▶ **Written task**
Only lines with the string "React" matter here; gather them from the material below.

##### Given material #####

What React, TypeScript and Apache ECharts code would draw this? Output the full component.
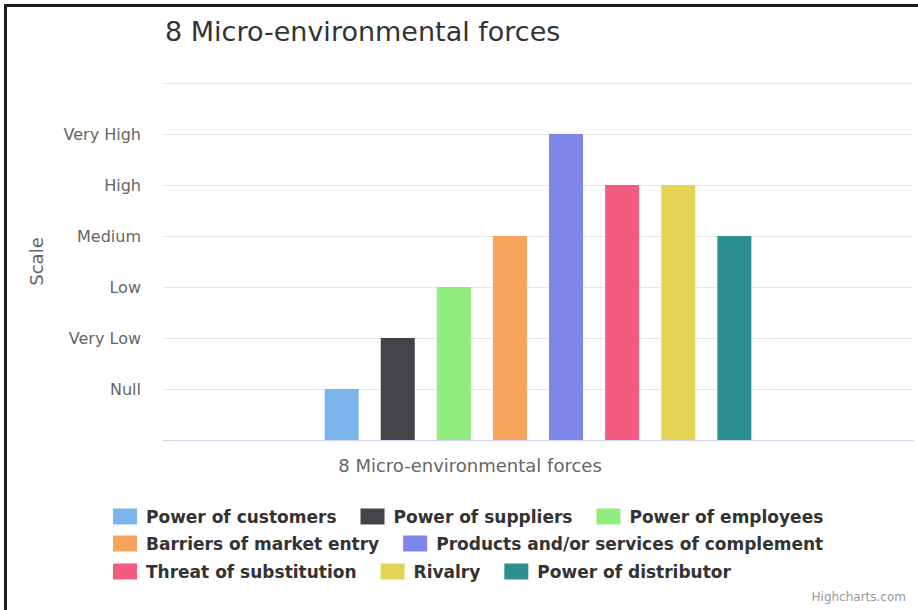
import React, { useEffect, useRef } from "react";
import * as echarts from "echarts";

const titleText = "8 Micro-environmental forces";
const categories = ["8 Micro-environmental forces"];
const seriesNames = [
  "Power of customers",
  "Power of suppliers",
  "Power of employees",
  "Barriers of market entry",
  "Products and/or services of complement",
  "Threat of substitution",
  "Rivalry",
  "Power of distributor",
];
const seriesValues = [1, 2, 3, 4, 6, 5, 5, 4];
const seriesColors = ["#7cb5ec", "#434348", "#90ed7d", "#f7a35c", "#8085e9", "#f15c80", "#e4d354", "#2b908f"];
const yTickLabels = ["", "Null", "Very Low", "Low", "Medium", "High", "Very High", ""];
const legendRows = [
  [0, 1, 2],
  [3, 4],
  [5, 6, 7],
];

const FONT = "DejaVu Sans";

export default function App() {
  const ref = useRef<HTMLDivElement>(null);
  useEffect(() => {
    if (!ref.current) return;
    const chart = echarts.init(ref.current, undefined, { renderer: "svg" });
    const rowTops = [508, 535, 563];
    chart.setOption({
      animation: false,
      title: [
        {
          text: titleText,
          left: 160,
          top: 13,
          textStyle: { fontFamily: FONT, fontSize: 27, fontWeight: "normal", color: "#333333" },
        },
        {
          text: "Highcharts.com",
          right: 7,
          bottom: 2,
          textStyle: { fontFamily: FONT, fontSize: 12, fontWeight: "normal", color: "#999999" },
        },
      ],
      legend: legendRows.map((row, i) => ({
        left: 113,
        top: rowTops[i],
        padding: 0,
        orient: "horizontal",
        icon: "rect",
        itemWidth: 24,
        itemHeight: 16,
        itemGap: 24,
        selectedMode: false,
        data: row.map((k) => seriesNames[k]),
        textStyle: { fontFamily: FONT, fontSize: 17, fontWeight: "bold", color: "#333333", padding: [0, 0, 0, 4] },
      })),
      grid: { left: 163, right: 5, top: 83, bottom: 170 },
      xAxis: {
        type: "category",
        data: categories,
        axisLine: { lineStyle: { color: "#ccd6eb" } },
        axisTick: { show: false },
        axisLabel: {
          fontFamily: FONT,
          fontSize: 18,
          color: "#666666",
          margin: 16,
          padding: [0, 136, 0, 0],
        },
      },
      yAxis: {
        type: "value",
        min: 0,
        max: 7,
        interval: 1,
        name: "Scale",
        nameLocation: "middle",
        nameGap: 118,
        nameTextStyle: { fontFamily: FONT, fontSize: 18, color: "#666666" },
        axisLine: { show: false },
        axisTick: { show: false },
        splitLine: { lineStyle: { color: "#e6e6e6" } },
        axisLabel: {
          fontFamily: FONT,
          fontSize: 16,
          color: "#666666",
          margin: 22,
          formatter: (v: number) => yTickLabels[v] ?? "",
        },
      },
      series: seriesNames.map((name, i) => ({
        type: "bar",
        name,
        data: [seriesValues[i]],
        barWidth: 34,
        barGap: "65%",
        itemStyle: { color: seriesColors[i] },
      })),
    });
    return () => chart.dispose();
  }, []);
  return (
    <div style={{ position: "fixed", left: 0, top: 0, width: 918, height: 610, background: "#ffffff" }}>
      <div
        style={{
          position: "absolute",
          left: 4,
          top: 4,
          width: 914,
          height: 606,
          borderLeft: "3px solid #1c1c1c",
          borderTop: "3px solid #1c1c1c",
          boxSizing: "border-box",
        }}
      />
      <div ref={ref} style={{ position: "absolute", left: 0, top: 0, width: 918, height: 610 }} />
    </div>
  );
}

#####

▶ **Solution to this exercise**
What React, TypeScript and Apache ECharts code would draw this? Output the full component.
import React, { useEffect, useRef } from "react";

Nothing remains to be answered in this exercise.